Je crois qu’il n’y a pas tellement de limites dans ce que l’on peut simuler. Les jeux qui ont la portée politique la plus forte et la plus subversive me paraissent justement être des jeux à systèmes, dans lesquels le joueur est amené à réfléchir sur ce qu’il fait plutôt que de simplement réceptionner un message. En particulier, quand ce qu’il fait est problématique ou le devient. Je pense ici aux jeux du studio britannique Introversion, qui a fait des simulateurs de guerre nucléaire (Defcon) ou de prison (Prison Architect). Le joueur est laissé face à lui-même, face aux conséquences souvent insupportables des choix prescrits par le système de jeu et sa propre volonté de bien faire. C’est beaucoup plus fort que lorsque le jeu vous tient la main pour vous dire de penser ceci ou cela.
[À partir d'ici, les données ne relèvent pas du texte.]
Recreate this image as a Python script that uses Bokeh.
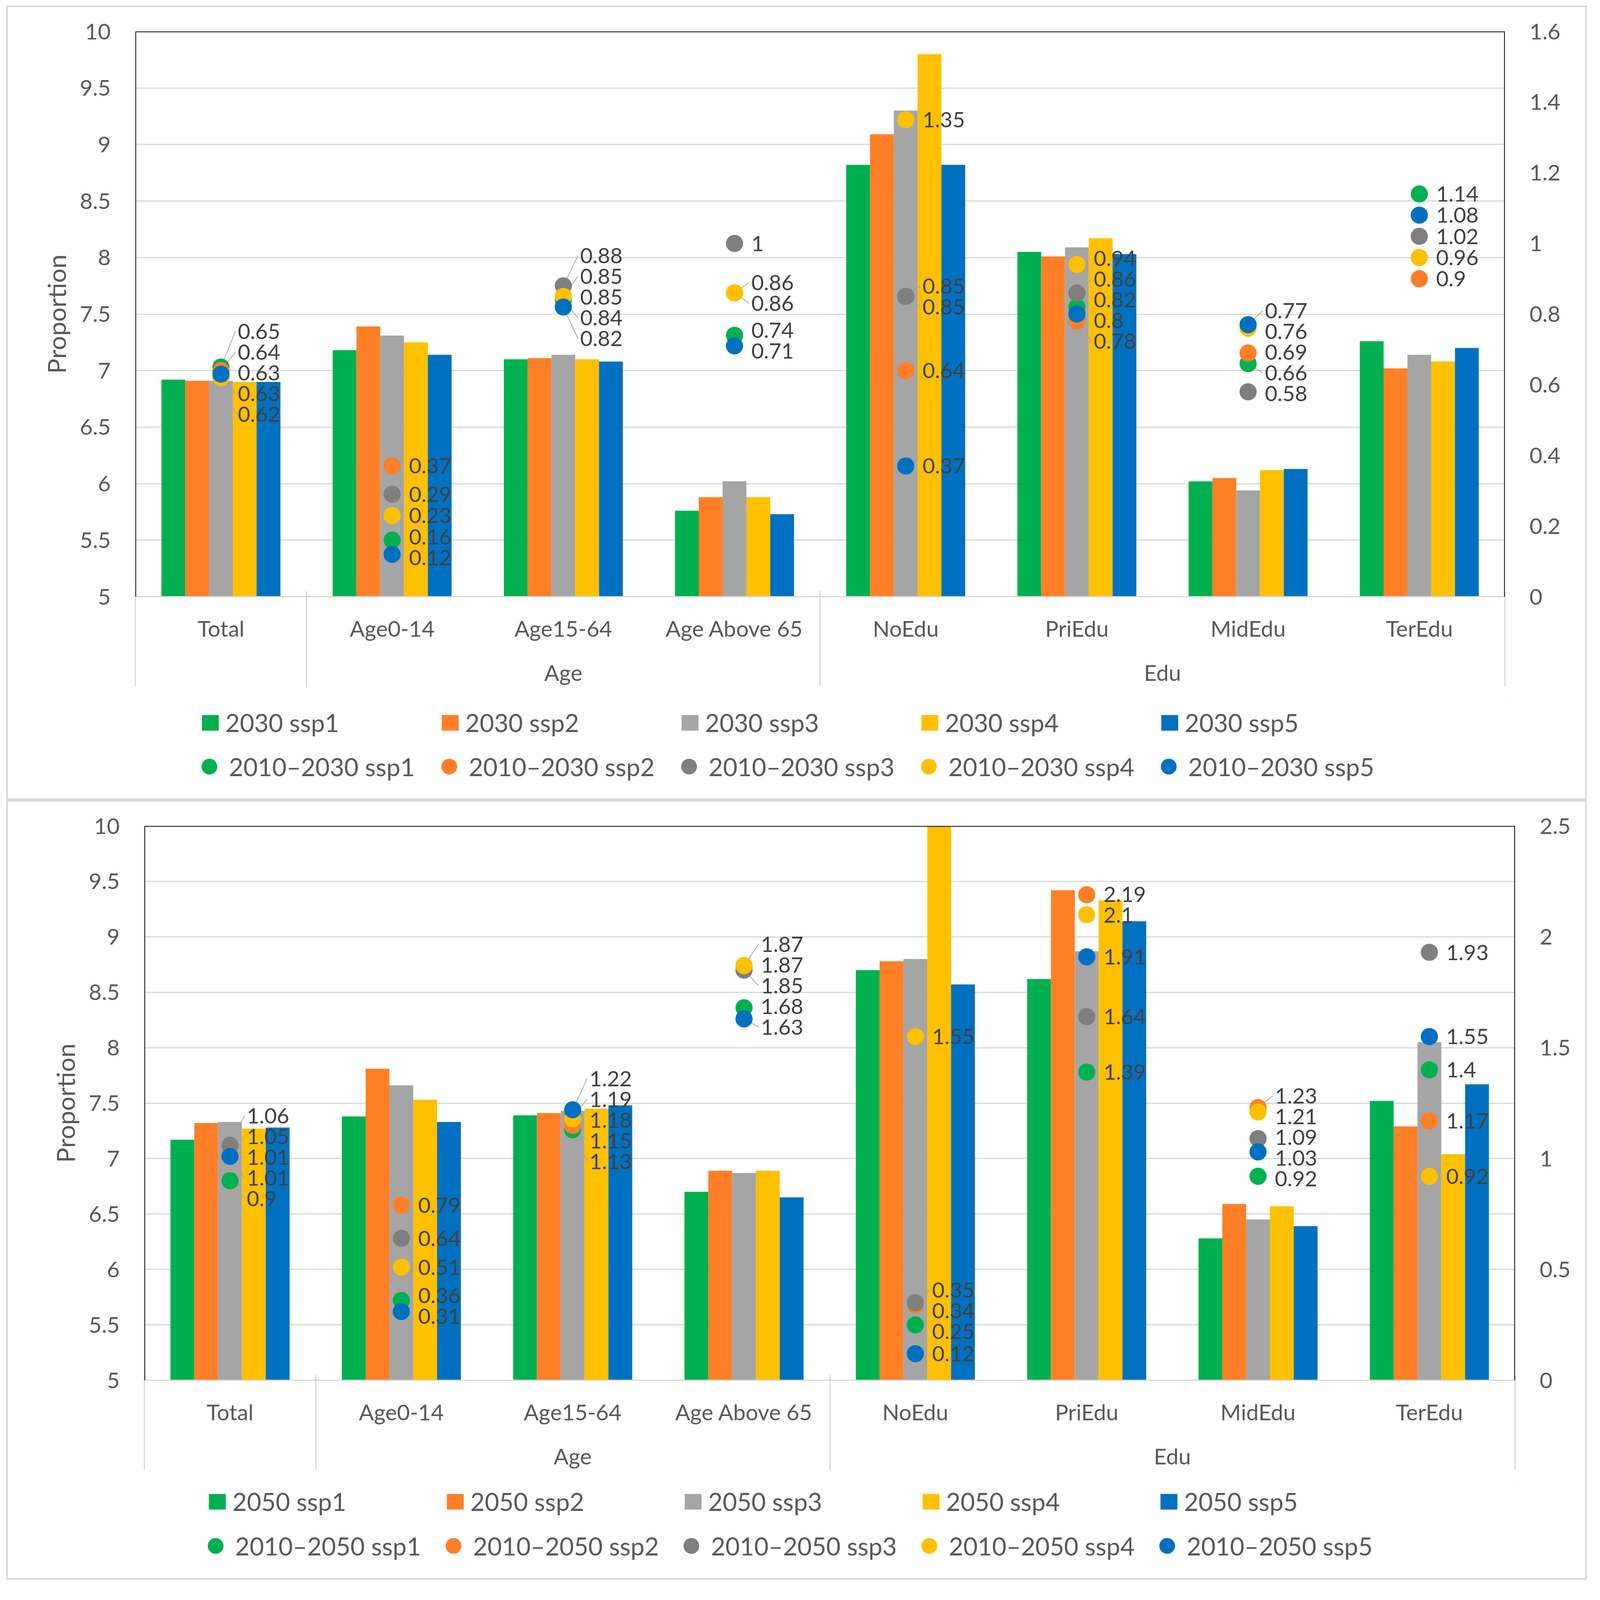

Mais on pourrait aussi se demander s’il n’y a pas une question encore plus fondamentale. Est-ce que la réduction du réel à un système manipulable, basé sur des données, des paramètres et des dispositifs de calcul, n’est pas en soi un projet politique ? C’est ici que les jeux vidéo rejoignent, de manière intrinsèque, par leur base technique, le vaste mouvement d’informatisation du monde que nous vivons. L’informatisation permet l’exercice d’un pouvoir à distance sur des situations qui ont été réduites à une série d’indicateurs. Cette politique des indicateurs devient jouable dans le jeu vidéo. C’est à double tranchant : on peut y voir un effet d’acculturation – rendre désirable et fun ce nouveau régime de gouvernementalité – ou à l’inverse la possibilité d’une réflexion critique in situ, à même le médium sur ce qui est au cœur du monde contemporain. Certains jeux investissent cette potentialité-là.
Les jeux vidéo peuvent-ils être porteurs d’idéologies plus progressistes ou contraire à l’idéologie dominante ?
Je pense que tout est possible avec le médium sur ce point. Nous avons la chance aujourd’hui d’assister à une explosion du jeu dit « indépendant », réalisé par de petites équipes, où la prise de risque personnelle peut être beaucoup plus grande. On voit arriver des jeux qui rompent avec les formules éternellement ressassées, qu’il s’agisse des grands tropes, comme « la demoiselle en détresse »1, ou des genres ludiques. On peut citer ici Dysforia de la développeuse transgenre Anna Antropy qui revient sur son histoire personnelle avec un jeu de Tetris dans lequel les pièces ne s’emboîtent jamais tout à fait correctement. Voilà un jeu, qui est un tout petit jeu, qui se finit en quelques dizaines de minutes, et qui fait passer quelque chose de la difficulté à se situer dans un univers polarisé par la distinction masculin/féminin, par sa formule ludique plutôt que par un discours explicite.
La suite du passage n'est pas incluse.